AWS is hardly alone. In October, Facebook and its subsidiaries were globally unavailable for over six hours, with dramatic consequences for the programmatic advertising that is the marketing lifeblood for many online enterprises. And back in July, a one-hour outage affecting Akamai’s Edge service limited access to hundreds of websites, including numerous large and well-known enterprises.
This blog regularly focuses on malicious cyberattacks of one type or another that threaten connected enterprises, and steps IT security teams can take to defend their digital assets. In these cases, however, no malicious activity or cyberattacks were involved. Instead, they were the result of unanticipated errors:
- In the case of Facebook, a networking issue made the DNS system unavailable, which in turn made the web service for the company and its subsidiaries unavailable.
- In the Akamai outage, a configuration update triggered a DNS bug, which in turn disrupted customer websites.
- It’s still early for definitive answers about the AWS outage, but the company initially acknowledged that a “network device issue” led to the outage.
In all three instances, a single failure cascaded across the many dependent parts of a much larger system. In the same way, the effects of each single outage rippled through innumerable companies that are commercially partners with the affected provider.
There are two clear take-aways from these incidents.
1. Reliability by design is more important than ever.
The criteria you use to evaluate potential business partners must include a strong focus on reliability by design – a top-to-bottom commitment to incorporating reliability as a core requirement driving the design, development, and delivery of the services they provide.
Lip service is not enough. The company’s commitment to reliability must be deep and enduring enough to overrule short-term commercial considerations that might lead them to cut corners.
Moreover, with the complexity of digital systems, it’s not enough to tout the reliability of one visible or central component. The principles of reliability by design must be applied to the entire digital ecosystem involved in delivering services. Your providers must have a deep and thorough understanding of the interdependencies that power their services.
And you should as well.
2. No one is immune, no matter how big or well-established.
These outages all happened to market leaders with excellent reputations that have earned them huge numbers of customers.
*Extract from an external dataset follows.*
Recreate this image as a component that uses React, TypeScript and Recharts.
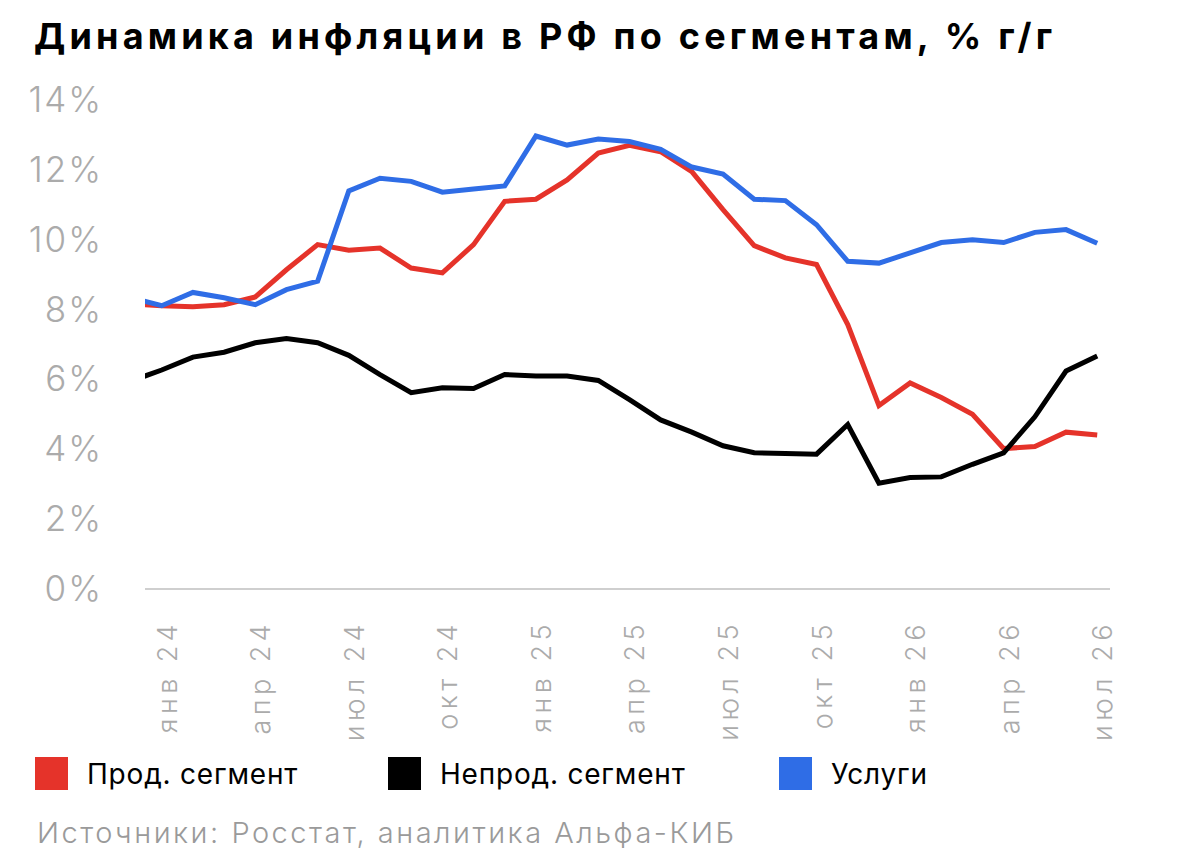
import { CartesianGrid, Line, LineChart, XAxis, YAxis } from 'recharts'

// index 0 = дек 23 (only a sliver is visible at the left edge)
const months = [
  'дек 23',
  'янв 24', 'фев 24', 'мар 24', 'апр 24', 'май 24', 'июн 24', 'июл 24', 'авг 24', 'сен 24', 'окт 24', 'ноя 24', 'дек 24',
  'янв 25', 'фев 25', 'мар 25', 'апр 25', 'май 25', 'июн 25', 'июл 25', 'авг 25', 'сен 25', 'окт 25', 'ноя 25', 'дек 25',
  'янв 26', 'фев 26', 'мар 26', 'апр 26', 'май 26', 'июн 26', 'июл 26',
]

const prod = [
  8.16,
  8.11, 8.08, 8.14, 8.36, 9.14, 9.86, 9.7, 9.76, 9.19, 9.05, 9.86, 11.1,
  11.16, 11.71, 12.48, 12.7, 12.52, 11.95, 10.86, 9.83, 9.48, 9.29, 7.57, 5.25,
  5.9, 5.48, 5.0, 4.02, 4.08, 4.49, 4.41,
]

const nonProd = [
  5.95,
  6.27, 6.64, 6.78, 7.05, 7.17, 7.05, 6.69, 6.14, 5.62, 5.76, 5.74, 6.14,
  6.1, 6.1, 5.97, 5.42, 4.84, 4.49, 4.1, 3.9, 3.88, 3.86, 4.71, 3.03,
  3.19, 3.21, 3.57, 3.9, 4.93, 6.24, 6.67,
]

const services = [
  8.34,
  8.11, 8.49, 8.34, 8.14, 8.57, 8.81, 11.4, 11.76, 11.67, 11.36, 11.45, 11.54,
  12.97, 12.71, 12.88, 12.81, 12.59, 12.08, 11.88, 11.16, 11.12, 10.43, 9.38, 9.33,
  9.62, 9.92, 10.0, 9.92, 10.21, 10.29, 9.9,
]

const xTicks = [1, 4, 7, 10, 13, 16, 19, 22, 25, 28, 31]
const yTicks = [0, 2, 4, 6, 8, 10, 12, 14]

const RED = '#E5332A'
const BLACK = '#000000'
const BLUE = '#2F6DE6'
const GREY = '#ABABAB'
const FONT = 'Inter, "Noto Sans", sans-serif'

const series = [
  { key: 'prod', name: 'Прод. сегмент', color: RED },
  { key: 'nonProd', name: 'Непрод. сегмент', color: BLACK },
  { key: 'services', name: 'Услуги', color: BLUE },
]

const data = months.map((m, i) => ({
  idx: i,
  month: m,
  prod: prod[i],
  nonProd: nonProd[i],
  services: services[i],
}))

function XTick(props: any) {
  const { x, payload } = props
  return (
    <text
      transform={`translate(${x + 15}, 620) rotate(-90)`}
      textAnchor="end"
      fill={GREY}
      fontSize={27}
      fontWeight={300}
      letterSpacing={4.5}
      fontFamily={FONT}
    >
      {months[payload.value]}
    </text>
  )
}

function YTick(props: any) {
  const { y, payload } = props
  return (
    <text
      x={103}
      y={y}
      dy={12}
      textAnchor="end"
      fill={GREY}
      fontSize={35}
      fontWeight={300}
      letterSpacing={2}
      fontFamily={FONT}
    >
      {payload.value}%
    </text>
  )
}

export default function App() {
  return (
    <div
      style={{
        position: 'fixed',
        left: 0,
        top: 0,
        width: 1194,
        height: 868,
        background: '#fff',
        fontFamily: FONT,
        overflow: 'hidden',
      }}
    >
      <div
        style={{
          position: 'absolute',
          left: 34,
          top: 14,
          fontSize: 36,
          fontWeight: 700,
          letterSpacing: 4.2,
          color: '#000',
          whiteSpace: 'nowrap',
        }}
      >
        Динамика инфляции в РФ по сегментам, % г/г
      </div>

      <div style={{ position: 'absolute', left: 0, top: 0 }}>
        <LineChart
          width={1194}
          height={750}
          data={data}
          margin={{ top: 100, right: 84, left: 0, bottom: 0 }}
        >
          <CartesianGrid horizontal={false} vertical={false} />
          <XAxis
            dataKey="idx"
            type="number"
            domain={[0.464, 31.41]}
            allowDataOverflow
            ticks={xTicks}
            interval={0}
            tick={<XTick />}
            tickLine={false}
            axisLine={{ stroke: '#CFCFCF', strokeWidth: 2 }}
            height={161}
          />
          <YAxis
            type="number"
            domain={[0, 14]}
            ticks={yTicks}
            interval={0}
            tick={<YTick />}
            tickLine={false}
            axisLine={false}
            width={145}
          />
          {series.map((s) => (
            <Line
              key={s.key}
              type="linear"
              dataKey={s.key}
              name={s.name}
              stroke={s.color}
              strokeWidth={5}
              dot={false}
              activeDot={false}
              isAnimationActive={false}
            />
          ))}
        </LineChart>
      </div>

      {series.map((s, i) => (
        <div
          key={s.key}
          style={{
            position: 'absolute',
            left: [35, 388, 779][i],
            top: 757,
            display: 'flex',
            alignItems: 'center',
            height: 33,
          }}
        >
          <span style={{ width: 33, height: 33, background: s.color, display: 'inline-block' }} />
          <span style={{ marginLeft: 19, fontSize: 28, letterSpacing: 0.8, color: '#000', whiteSpace: 'nowrap' }}>
            {s.name}
          </span>
        </div>
      ))}

      <div
        style={{
          position: 'absolute',
          left: 37,
          top: 815,
          fontSize: 29,
          fontWeight: 300,
          letterSpacing: 2.5,
          color: '#9A9A9A',
          whiteSpace: 'nowrap',
        }}
      >
        Источники: Росстат, аналитика Альфа-КИБ
      </div>
    </div>
  )
}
Yes, there may be reassurance in numbers, but clearly you can’t count on safety in numbers. “It can’t happen to them” does not apply.
For your enterprise, that means no potential partner gets a free pass. You need to evaluate every business, no matter how large or prominent, with the same cold, analytical questions about their commitment to reliability by design, and how it has played out in their services and infrastructure.
If you’re wondering about Neustar Security Services – and you should be – we are and always have been fully committed to the fundamentals at the core of the services we provide, including reliability by design, security, performance, and support.
For example, we just completed a major upgrade to our UltraSecurity platform, expanding our application security network to 14 locations and deepening our mitigation capacity to 11 Tbps. We also expanded our global DNS footprint to 30 sites while simultaneously overhauling virtually every aspect of our UltraDNS service delivery, including new and expanded transit, faster compute nodes and much faster zone propagation.
These improvements were not driven by any deficiencies that affected our customers or our services. They are the result of our commitment to constantly challenge ourselves to do better.
Every service provider you choose should be doing the same.